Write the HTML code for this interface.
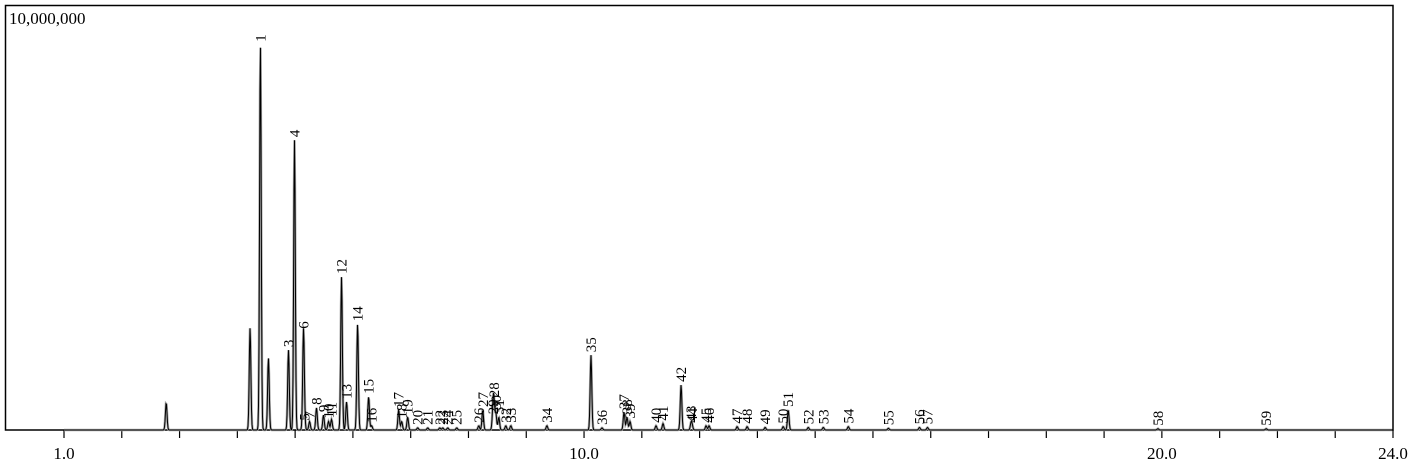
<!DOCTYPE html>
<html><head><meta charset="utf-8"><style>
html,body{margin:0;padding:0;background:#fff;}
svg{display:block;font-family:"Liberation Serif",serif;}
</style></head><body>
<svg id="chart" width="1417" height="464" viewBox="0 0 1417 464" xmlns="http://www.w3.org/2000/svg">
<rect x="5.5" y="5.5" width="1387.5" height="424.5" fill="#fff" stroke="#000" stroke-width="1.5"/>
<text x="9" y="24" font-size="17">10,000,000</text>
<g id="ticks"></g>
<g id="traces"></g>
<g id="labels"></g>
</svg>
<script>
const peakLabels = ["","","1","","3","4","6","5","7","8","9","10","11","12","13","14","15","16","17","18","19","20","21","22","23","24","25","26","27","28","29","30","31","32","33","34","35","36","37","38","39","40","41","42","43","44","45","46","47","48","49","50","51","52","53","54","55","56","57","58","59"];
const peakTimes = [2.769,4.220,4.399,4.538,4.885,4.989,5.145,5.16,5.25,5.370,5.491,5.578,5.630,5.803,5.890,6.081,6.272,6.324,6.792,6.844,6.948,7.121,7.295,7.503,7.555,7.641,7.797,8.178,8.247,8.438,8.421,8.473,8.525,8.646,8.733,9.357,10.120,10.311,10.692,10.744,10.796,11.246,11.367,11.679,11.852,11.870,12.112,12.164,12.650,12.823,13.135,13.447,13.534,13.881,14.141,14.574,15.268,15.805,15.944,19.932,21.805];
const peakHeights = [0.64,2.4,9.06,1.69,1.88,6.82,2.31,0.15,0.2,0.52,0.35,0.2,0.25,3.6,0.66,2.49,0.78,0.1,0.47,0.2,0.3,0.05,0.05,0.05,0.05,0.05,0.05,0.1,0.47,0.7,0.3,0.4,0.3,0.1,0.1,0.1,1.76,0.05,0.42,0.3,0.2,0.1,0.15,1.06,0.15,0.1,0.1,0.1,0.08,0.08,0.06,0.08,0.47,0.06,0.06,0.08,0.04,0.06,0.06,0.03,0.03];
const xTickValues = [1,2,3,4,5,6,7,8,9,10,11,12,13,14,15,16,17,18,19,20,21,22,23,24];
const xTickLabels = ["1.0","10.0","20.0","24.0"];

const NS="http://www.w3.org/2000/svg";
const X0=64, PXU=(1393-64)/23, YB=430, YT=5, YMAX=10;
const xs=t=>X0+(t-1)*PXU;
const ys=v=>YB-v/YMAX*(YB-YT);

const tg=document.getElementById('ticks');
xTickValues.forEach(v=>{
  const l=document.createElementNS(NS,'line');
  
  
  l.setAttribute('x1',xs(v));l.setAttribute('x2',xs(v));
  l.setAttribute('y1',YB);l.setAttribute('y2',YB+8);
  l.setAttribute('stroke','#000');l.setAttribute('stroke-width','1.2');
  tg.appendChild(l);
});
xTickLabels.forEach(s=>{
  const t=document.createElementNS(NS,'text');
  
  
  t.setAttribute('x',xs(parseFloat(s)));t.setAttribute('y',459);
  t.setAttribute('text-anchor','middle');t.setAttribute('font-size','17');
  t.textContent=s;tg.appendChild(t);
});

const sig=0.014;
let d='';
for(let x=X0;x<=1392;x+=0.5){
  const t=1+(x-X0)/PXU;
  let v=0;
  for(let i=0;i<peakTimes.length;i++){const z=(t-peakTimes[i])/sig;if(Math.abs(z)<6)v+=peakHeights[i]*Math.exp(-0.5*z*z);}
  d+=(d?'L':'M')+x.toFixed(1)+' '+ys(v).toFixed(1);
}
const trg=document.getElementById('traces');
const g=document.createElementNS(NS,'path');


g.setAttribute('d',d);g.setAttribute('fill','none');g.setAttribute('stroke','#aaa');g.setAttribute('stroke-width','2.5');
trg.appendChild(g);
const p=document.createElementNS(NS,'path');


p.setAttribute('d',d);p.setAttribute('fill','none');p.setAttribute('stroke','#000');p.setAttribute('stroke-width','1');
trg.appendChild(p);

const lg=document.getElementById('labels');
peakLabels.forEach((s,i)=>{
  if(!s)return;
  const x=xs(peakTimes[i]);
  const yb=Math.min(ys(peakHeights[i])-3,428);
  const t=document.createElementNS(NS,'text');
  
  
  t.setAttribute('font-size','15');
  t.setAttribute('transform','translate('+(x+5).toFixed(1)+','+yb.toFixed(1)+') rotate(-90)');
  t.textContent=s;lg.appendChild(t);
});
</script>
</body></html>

● ● ● ● ● ● ●

-- Exercise instructions --
Write out again every line above exactly as given; the pictures do not belong in the copy.

-- Result of this exercise --
Write the HTML code for this interface.
<!DOCTYPE html>
<html><head><meta charset="utf-8"><style>
html,body{margin:0;padding:0;background:#fff;}
svg{display:block;font-family:"Liberation Serif",serif;}
</style></head><body>
<svg id="chart" width="1417" height="464" viewBox="0 0 1417 464" xmlns="http://www.w3.org/2000/svg">
<rect x="5.5" y="5.5" width="1387.5" height="424.5" fill="#fff" stroke="#000" stroke-width="1.5"/>
<text x="9" y="24" font-size="17">10,000,000</text>
<g id="ticks"></g>
<g id="traces"></g>
<g id="labels"></g>
</svg>
<script>
const peakLabels = ["","","1","","3","4","6","5","7","8","9","10","11","12","13","14","15","16","17","18","19","20","21","22","23","24","25","26","27","28","29","30","31","32","33","34","35","36","37","38","39","40","41","42","43","44","45","46","47","48","49","50","51","52","53","54","55","56","57","58","59"];
const peakTimes = [2.769,4.220,4.399,4.538,4.885,4.989,5.145,5.16,5.25,5.370,5.491,5.578,5.630,5.803,5.890,6.081,6.272,6.324,6.792,6.844,6.948,7.121,7.295,7.503,7.555,7.641,7.797,8.178,8.247,8.438,8.421,8.473,8.525,8.646,8.733,9.357,10.120,10.311,10.692,10.744,10.796,11.246,11.367,11.679,11.852,11.870,12.112,12.164,12.650,12.823,13.135,13.447,13.534,13.881,14.141,14.574,15.268,15.805,15.944,19.932,21.805];
const peakHeights = [0.64,2.4,9.06,1.69,1.88,6.82,2.31,0.15,0.2,0.52,0.35,0.2,0.25,3.6,0.66,2.49,0.78,0.1,0.47,0.2,0.3,0.05,0.05,0.05,0.05,0.05,0.05,0.1,0.47,0.7,0.3,0.4,0.3,0.1,0.1,0.1,1.76,0.05,0.42,0.3,0.2,0.1,0.15,1.06,0.15,0.1,0.1,0.1,0.08,0.08,0.06,0.08,0.47,0.06,0.06,0.08,0.04,0.06,0.06,0.03,0.03];
const xTickValues = [1,2,3,4,5,6,7,8,9,10,11,12,13,14,15,16,17,18,19,20,21,22,23,24];
const xTickLabels = ["1.0","10.0","20.0","24.0"];

const NS="http://www.w3.org/2000/svg";
const X0=64, PXU=(1393-64)/23, YB=430, YT=5, YMAX=10;
const xs=t=>X0+(t-1)*PXU;
const ys=v=>YB-v/YMAX*(YB-YT);

const tg=document.getElementById('ticks');
xTickValues.forEach(v=>{
  const l=document.createElementNS(NS,'line');
  
  
  l.setAttribute('x1',xs(v));l.setAttribute('x2',xs(v));
  l.setAttribute('y1',YB);l.setAttribute('y2',YB+8);
  l.setAttribute('stroke','#000');l.setAttribute('stroke-width','1.2');
  tg.appendChild(l);
});
xTickLabels.forEach(s=>{
  const t=document.createElementNS(NS,'text');
  
  
  t.setAttribute('x',xs(parseFloat(s)));t.setAttribute('y',459);
  t.setAttribute('text-anchor','middle');t.setAttribute('font-size','17');
  t.textContent=s;tg.appendChild(t);
});

const sig=0.014;
let d='';
for(let x=X0;x<=1392;x+=0.5){
  const t=1+(x-X0)/PXU;
  let v=0;
  for(let i=0;i<peakTimes.length;i++){const z=(t-peakTimes[i])/sig;if(Math.abs(z)<6)v+=peakHeights[i]*Math.exp(-0.5*z*z);}
  d+=(d?'L':'M')+x.toFixed(1)+' '+ys(v).toFixed(1);
}
const trg=document.getElementById('traces');
const g=document.createElementNS(NS,'path');


g.setAttribute('d',d);g.setAttribute('fill','none');g.setAttribute('stroke','#aaa');g.setAttribute('stroke-width','2.5');
trg.appendChild(g);
const p=document.createElementNS(NS,'path');


p.setAttribute('d',d);p.setAttribute('fill','none');p.setAttribute('stroke','#000');p.setAttribute('stroke-width','1');
trg.appendChild(p);

const lg=document.getElementById('labels');
peakLabels.forEach((s,i)=>{
  if(!s)return;
  const x=xs(peakTimes[i]);
  const yb=Math.min(ys(peakHeights[i])-3,428);
  const t=document.createElementNS(NS,'text');
  
  
  t.setAttribute('font-size','15');
  t.setAttribute('transform','translate('+(x+5).toFixed(1)+','+yb.toFixed(1)+') rotate(-90)');
  t.textContent=s;lg.appendChild(t);
});
</script>
</body></html>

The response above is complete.